Technological advancements and management adaptations have improved the function of engineered systems in response to threats from coastal flooding. Other natural and anthropogenic disturbances such as pandemics, utility hijacking, infrastructure destruction, and biochemical releases can stress a system beyond acceptable limits or in ways not previously conceived. Such threats can be direct or indirect and often result in large-scale disruption to the critical functions of the system. Traditional risk management approaches, while effective for known and predictable threats, are not adequate preparation for compound disturbances that are often unpredictable and not well defined. Rather, a resilience-based approach is required. Resilience-based approaches acknowledge that multiple disruptions to the system will occur, such as the interaction of impending hurricanes and evacuation complications due to a pandemic, while focusing on the recovery and maintenance of critical functions.
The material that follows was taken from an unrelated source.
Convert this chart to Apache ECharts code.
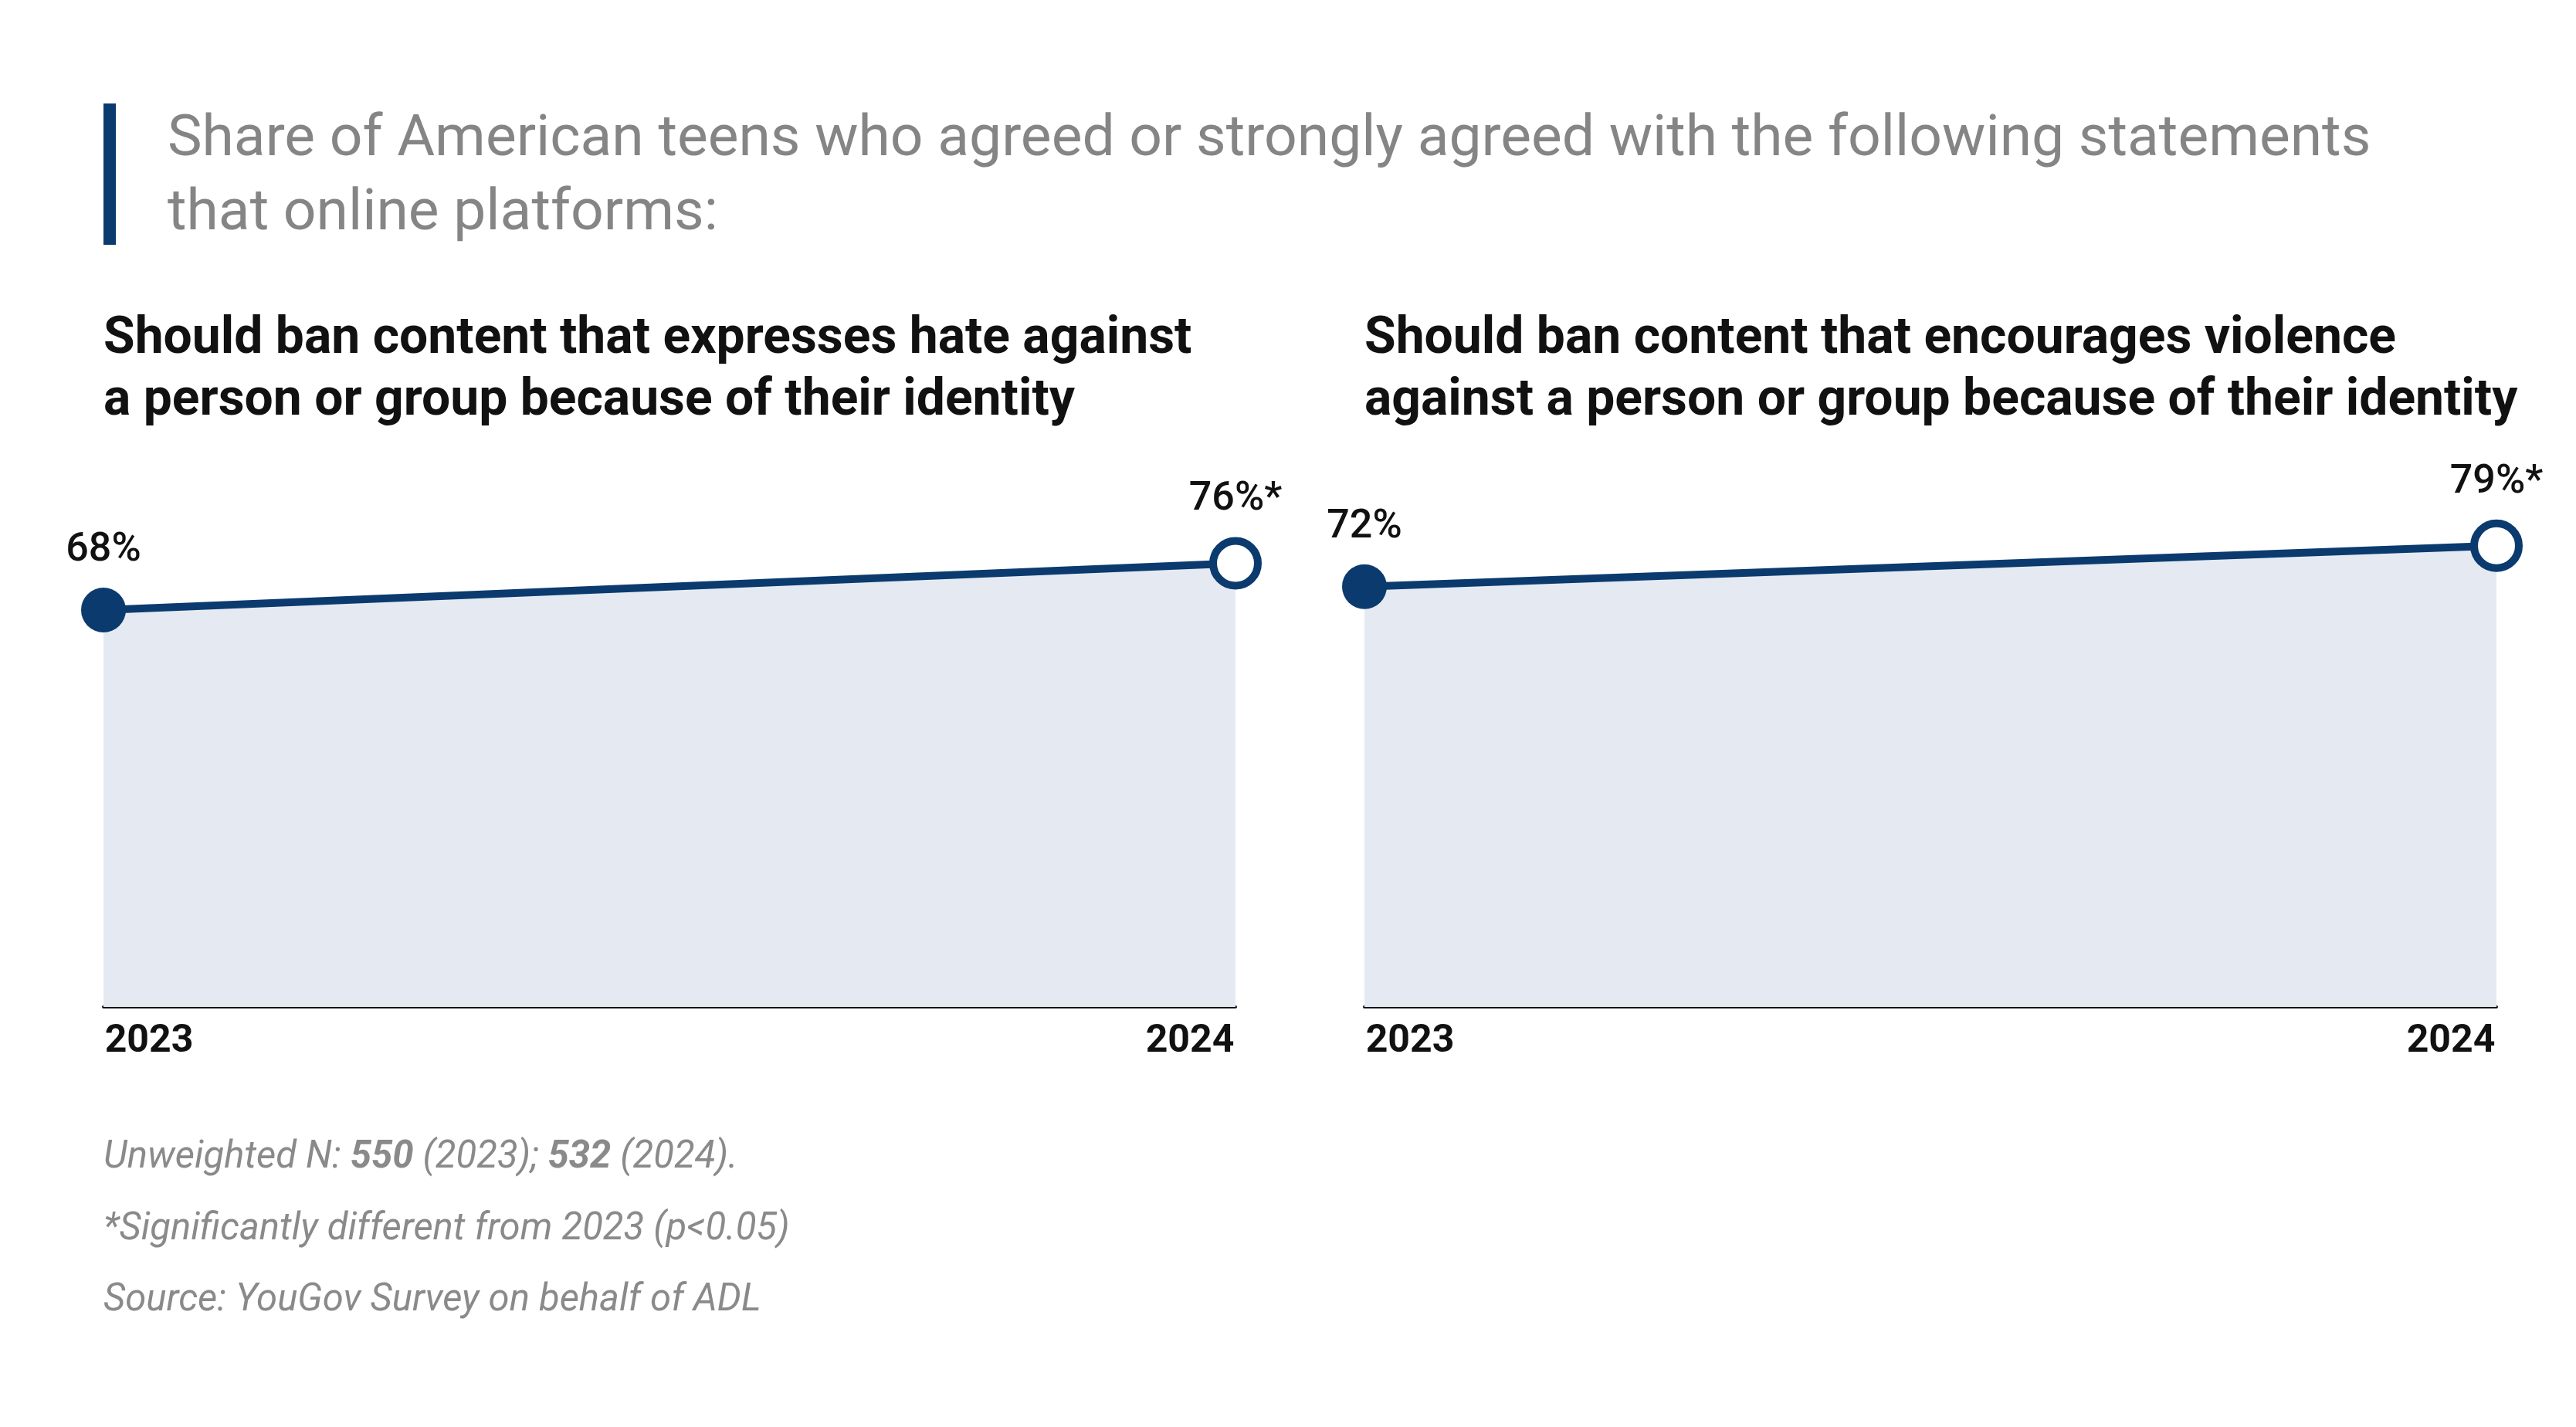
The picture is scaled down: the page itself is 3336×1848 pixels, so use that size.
<!DOCTYPE html>
<html><head><meta charset="utf-8">
<script src="https://cdn.jsdelivr.net/npm/echarts@6/dist/echarts.min.js"></script>
<style>html,body{margin:0;padding:0;background:#fff}#c{width:3336px;height:1848px}</style>
</head><body><div id="c"></div>
<script>
const years = ['2023', '2024'];
const hateValues = [68, 76];
const violenceValues = [72, 79];
const hateLabels = ['68%', '76%*'];
const violenceLabels = ['72%', '79%*'];
const panelTitles = [
  'Should ban content that expresses hate against\na person or group because of their identity',
  'Should ban content that encourages violence\nagainst a person or group because of their identity'
];
const mainTitle = 'Share of American teens who agreed or strongly agreed with the following statements\nthat online platforms:';

const navy = '#0b3a6e';
const chart = echarts.init(document.getElementById('c'));
const grids = [
  {left: 134, width: 1466, top: 548, height: 756},
  {left: 1767, width: 1466, top: 548, height: 756}
];
function series(i, vals, labels) {
  return {
    type: 'line', xAxisIndex: i, yAxisIndex: i,
    data: vals.map((v, k) => ({
      value: v,
      symbolSize: 58,
      itemStyle: k === 0 ? {color: navy, borderColor: navy, borderWidth: 0} : {color: '#fff', borderColor: navy, borderWidth: 10},
      label: {formatter: labels[k]}
    })),
    symbol: 'circle',
    lineStyle: {color: navy, width: 10},
    areaStyle: {color: '#e5eaf2', opacity: 1},
    label: {show: true, position: 'top', distance: 22, fontFamily: 'Roboto', fontSize: 52, fontWeight: 500, color: '#111'},
    z: 3, animation: false
  };
}
chart.setOption({
  animation: false,
  grid: grids,
  xAxis: [0, 1].map(i => ({
    type: 'category', gridIndex: i, data: years, boundaryGap: false,
    axisLine: {lineStyle: {color: '#111', width: 4}}, axisTick: {show: false},
    axisLabel: {
      fontFamily: 'Roboto', fontSize: 50, fontWeight: 'bold', color: '#111', margin: 20,
      formatter: (v, idx) => idx === 0 ? '{l|' + v + '}' : '{r|' + v + '}',
      rich: {l: {align: 'left', padding: [0, 0, 0, 118], fontFamily: 'Roboto', fontSize: 50, fontWeight: 'bold', color: '#111'},
             r: {align: 'right', padding: [0, 118, 0, 0], fontFamily: 'Roboto', fontSize: 50, fontWeight: 'bold', color: '#111'}}
    }
  })),
  yAxis: [0, 1].map(i => ({type: 'value', gridIndex: i, min: 0, max: 100, show: false, splitLine: {show: false}})),
  series: [series(0, hateValues, hateLabels), series(1, violenceValues, violenceLabels)],
  graphic: [
    {type: 'rect', shape: {x: 134, y: 134, width: 16, height: 183}, style: {fill: navy}},
    {type: 'text', left: 217, top: 134, style: {text: mainTitle, font: '75px Roboto', fill: '#858585', lineHeight: 96}},
    {type: 'text', left: 134, top: 400, style: {text: panelTitles[0], font: 'bold 66px Roboto', fill: '#111', lineHeight: 80}},
    {type: 'text', left: 1767, top: 400, style: {text: panelTitles[1], font: 'bold 66px Roboto', fill: '#111', lineHeight: 80}},
    {type: 'text', left: 134, top: 1475, style: {
      text: '{i|Unweighted N: }{b|550}{i| (2023); }{b|532}{i| (2024).}',
      rich: {i: {font: 'italic 49px Roboto', fill: '#8a8a8a'}, b: {font: 'italic bold 49px Roboto', fill: '#8a8a8a'}}}},
    {type: 'text', left: 134, top: 1568, style: {text: '*Significantly different from 2023 (p<0.05)', font: 'italic 49px Roboto', fill: '#8a8a8a'}},
    {type: 'text', left: 134, top: 1660, style: {text: 'Source: YouGov Survey on behalf of ADL', font: 'italic 49px Roboto', fill: '#8a8a8a'}}
  ]
});
</script></body></html>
The system can be stressed with multiple disturbances to determine its capacity to resist and recover. Analysis of these capacities or subsequent failures can then be used to determine the resilience of the system and provide insight into remedial actions or improvements. A framework combining hydrologic modeling and network science can be used to determine critical weaknesses in transportation infrastructure due to compounding threats. This determination could be used to address pre-disaster staging by identifying areas that are likely to be isolated and to identify the characteristics of a resilient network to incorporate into future designs. To analyze resilience under compounded disturbances, coastal flood modeling is combined with hypothetical vehicle bridge failure in New York City, USA, and connectivity is analyzed through the use of ego networks. Our results show network analysis can be effectively used to identify areas of need to improve whole network resilience and is a valuable tool to quantify the compounding effects of multiple threats.